Ms. Devi’s day begins with preparing her son Minku for school. He attends Adarsh Public School, a private school in Sector-51, NOIDA. She pays Rs 600 as the monthly tuition fee. Though a Government School would have had lower fees, she does not think that would have offered her son the kind of opportunities that a private school does. One of Ms. Devi’s major concerns is that her son should learn to speak in English. Though she never went to school herself and therefore cannot help him with studies, she makes sure Minku does his homework and is sincere with his attendance at school. Sometimes one of her employers, who is a homemaker, assists her son in his studies and in another household, her employer’s daughter has been giving her Rs 500 per month, to help finance Minku’s education.

Ms. Devi currently lives on rent (Rs 700 per month) in a one-bedroom house in the village. There are frequent power failures and the water supply is erratic. The villagers have installed a hand-pump so that they can get water whenever required. Before she ventures out to work, she has to finish daily chores like making food, cleaning utensils, washing clothes and helping her son get ready for the school.

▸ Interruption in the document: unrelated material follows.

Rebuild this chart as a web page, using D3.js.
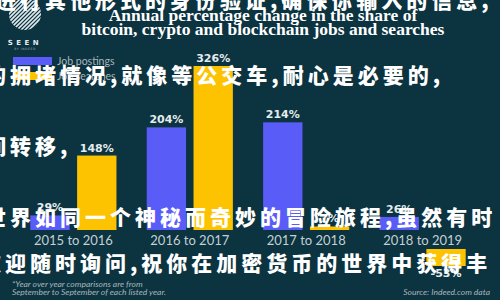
<!DOCTYPE html>
<html>
<head>
<meta charset="utf-8">
<script src="https://d3js.org/d3.v7.min.js"></script>
<style>
  body { margin: 0; background: #0b3340; }
  svg { display: block; }
</style>
</head>
<body>
<div id="chart"></div>
<script>
// data
var periods = ["2015 to 2016", "2016 to 2017", "2017 to 2018", "2018 to 2019"]
var series = ["Job postings", "Job searches"]
var postings = [29, 204, 214, 26]
var searches = [148, 326, 7, -53]
var titleLines = ["Annual percentage change in the share of", "bitcoin, crypto and blockchain jobs and searches"]
var noteLines = ["*Year over year comparisons are from", "September to September of each listed year."]
var sourceText = "Source: Indeed.com data"
var overlayLines = [
  "进行其他形式的身份验证,确保你输入的信息,",
  "的拥堵情况,就像等公交车,耐心是必要的,",
  "间转移,",
  "世界如同一个神秘而奇妙的冒险旅程,虽然有时",
  "欢迎随时询问,祝你在加密货币的世界中获得丰"
]

var width = 500, height = 300
var colors = {"Job postings": "#5a5cf7", "Job searches": "#fdc300"}

var svg = d3.select("#chart").append("svg")
  .attr("width", width)
  .attr("height", height)

svg.append("rect").attr("width", width).attr("height", height).attr("fill", "#0b3340")

// rows for bars
var rows = []
periods.forEach(function(p, i) {
  rows.push({period: p, key: series[0], value: postings[i]})
  rows.push({period: p, key: series[1], value: searches[i]})
})

var x0 = d3.scaleBand().domain(periods).range([14, 482]).paddingInner(0.26).paddingOuter(0.14)
var x1 = d3.scaleBand().domain(series).range([0, x0.bandwidth()]).paddingInner(0.16)
var y = d3.scaleLinear().domain([0, d3.max(rows, d => d.value)]).range([230, 66])
// negative bars hang below the label band
var yNeg = d3.scaleLinear().domain([0, d3.min(rows, d => d.value)]).range([249, 266])

function barTop(d) { return d.value >= 0 ? y(d.value) : yNeg(0) }
function barH(d) { return d.value >= 0 ? y(0) - y(d.value) : yNeg(d.value) - yNeg(0) }

svg.append("g").selectAll("rect")
  .data(rows)
  .join("rect")
  .attr("x", d => x0(d.period) + x1(d.key))
  .attr("y", barTop)
  .attr("width", x1.bandwidth())
  .attr("height", barH)
  .attr("fill", d => colors[d.key])

svg.append("g").selectAll("text")
  .data(rows)
  .join("text")
  .attr("x", d => x0(d.period) + x1(d.key) + x1.bandwidth() / 2)
  .attr("y", d => d.value >= 0 ? y(d.value) - 4 : yNeg(d.value) + 11)
  .attr("text-anchor", "middle")
  .attr("font-family", "DejaVu Sans")
  .attr("font-weight", "bold")
  .attr("font-size", 11)
  .attr("fill", "#e4ecee")
  .text(d => d.value + "%")

// category labels
var xAxis = svg.append("g")
  .attr("transform", "translate(0,236)")
  .call(d3.axisBottom(x0).tickSize(0).tickPadding(0))
xAxis.select(".domain").remove()
xAxis.selectAll("text")
  .attr("font-family", "Lato")
  .attr("font-size", 13)
  .attr("fill", "#c5d0d4")

// title
svg.append("g").selectAll("text")
  .data(titleLines)
  .join("text")
  .attr("x", 263)
  .attr("y", (d, i) => 21 + i * 14)
  .attr("text-anchor", "middle")
  .attr("font-family", "Liberation Serif")
  .attr("font-weight", "bold")
  .attr("font-size", 17.5)
  .attr("fill", "#ffffff")
  .text(d => d)

// legend
var legend = svg.append("g").selectAll("g")
  .data(series)
  .join("g")
  .attr("transform", (d, i) => "translate(13," + (57 + i * 15) + ")")
legend.append("rect").attr("width", 39).attr("height", 8).attr("fill", d => colors[d])
legend.append("text")
  .attr("x", 44).attr("y", 8)
  .attr("font-family", "Lato").attr("font-size", 10.5)
  .attr("fill", "#aab6bb")
  .text(d => d)

// logo
var logo = svg.append("g")
svg.append("clipPath").attr("id", "logoclip")
  .append("circle").attr("cx", 25).attr("cy", 14).attr("r", 16)
logo.append("g").attr("clip-path", "url(#logoclip)")
  .selectAll("line")
  .data(d3.range(-40, 40, 4))
  .join("line")
  .attr("x1", d => 25 + d - 20).attr("y1", 34)
  .attr("x2", d => 25 + d + 20).attr("y2", -6)
  .attr("stroke", "#dfe8ea").attr("stroke-width", 1.6)
logo.append("text")
  .attr("x", 25).attr("y", 45)
  .attr("text-anchor", "middle")
  .attr("font-family", "DejaVu Sans").attr("font-weight", "bold")
  .attr("font-size", 7).attr("letter-spacing", 3.5)
  .attr("fill", "#e4ecee")
  .text("SEEN")
logo.append("text")
  .attr("x", 25).attr("y", 50)
  .attr("text-anchor", "middle")
  .attr("font-family", "DejaVu Sans")
  .attr("font-size", 3).attr("letter-spacing", 0.6)
  .attr("fill", "#9fb0b5")
  .text("BY INDEED")

// notes
svg.append("g").selectAll("text")
  .data(noteLines)
  .join("text")
  .attr("x", 12)
  .attr("y", (d, i) => 287 + i * 8)
  .attr("font-family", "Lato").attr("font-style", "italic")
  .attr("font-size", 8.5)
  .attr("fill", "#aab6bb")
  .text(d => d)
svg.append("text")
  .attr("x", 490).attr("y", 295)
  .attr("text-anchor", "end")
  .attr("font-family", "Lato").attr("font-style", "italic")
  .attr("font-size", 8.5)
  .attr("fill", "#aab6bb")
  .text(sourceText)

// overlay text
var overlayPos = [[-5, 8], [-15, 83], [-15, 154], [-15, 225], [-20, 271]]
svg.append("g").selectAll("text")
  .data(overlayLines)
  .join("text")
  .attr("x", (d, i) => overlayPos[i][0])
  .attr("y", (d, i) => overlayPos[i][1])
  .attr("font-family", "Noto Sans CJK SC")
  .attr("font-weight", 900)
  .attr("font-size", 21)
  .attr("letter-spacing", 4)
  .attr("fill", "#ffffff")
  .text(d => d)
</script>
</body>
</html>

Her employers are cordial to her. However, on some occasions she has been screamed at for not completing a certain task or not doing it the way they wanted her to. Sometimes she gets tied up at home and can’t reach the employer’s house on time. This can set them off and though she tries to argue her case, they aren’t always ready to understand. But that doesn’t bother her much.

Ms. Devi knows it is important for her to continue working, for the sake of her sons. The tuition fee at Minku’s school increases by Rs 100 every year with every new class he attends, and so does the house rent. That strains her limited finances. She makes approximately Rs 2000 each month. “Expenses are increasing every year but my salary isn’t. What can I do? Two of my employers are shifting so I would have to look for new places soon. I don’t know how I’ll manage it all,” she laments.

Ms. Devi often regrets her parents did not send her to school. She feels she would have been more equipped to handle the pressures of life had she been educated. In the houses where she works, she has noticed that the women are educated and most of them work outside the house to earn a living. She wishes her case had been similar. Though she is fairly independent on account of living alone, her lack of education often poses obstacles. This is why she is very keen on providing all possible opportunities to her sons. She does not want them to earn a living doing menial labour. Even Minku does not appreciate the fact that his mother has to wash utensils and sweep the floor at people’s homes. But he understands that she is doing it for his sake.

When asked about her personal interests or friends, Ms. Devi has nothing to say. She can’t think beyond her work, her sons and taking care of things at home. She is not overly optimistic about the future. She is working right now but her health often poses problems. That she doesn’t have job security is a worrying thought.

The most important thing for her is to see both her sons happily married and comfortably settled. She hasn’t considered any specific professions for them. Her only concern is that they should study well and work hard. She has never thought of marrying again. “If one man didn’t take care of me, I can’t see how any other will”, she says.

Living alone has various hardships but that doesn’t stop her planning for her future, apart from that of her sons. During the course of our conversations, she asks me about pension plans for widows and government support for students. She is also quite practical, considering she asked what SHE would get if her story gets published. Though Ms. Devi speaks continuously of her daily woes, one can see she is fiercely tenacious too.

Her only gripe against life is that things weren’t handed down fairly. Listening to her story, one realises that people who say money isn’t important are those who have it. As she told me, “If I were educated like you and had the money, I could have really lived life on my terms.”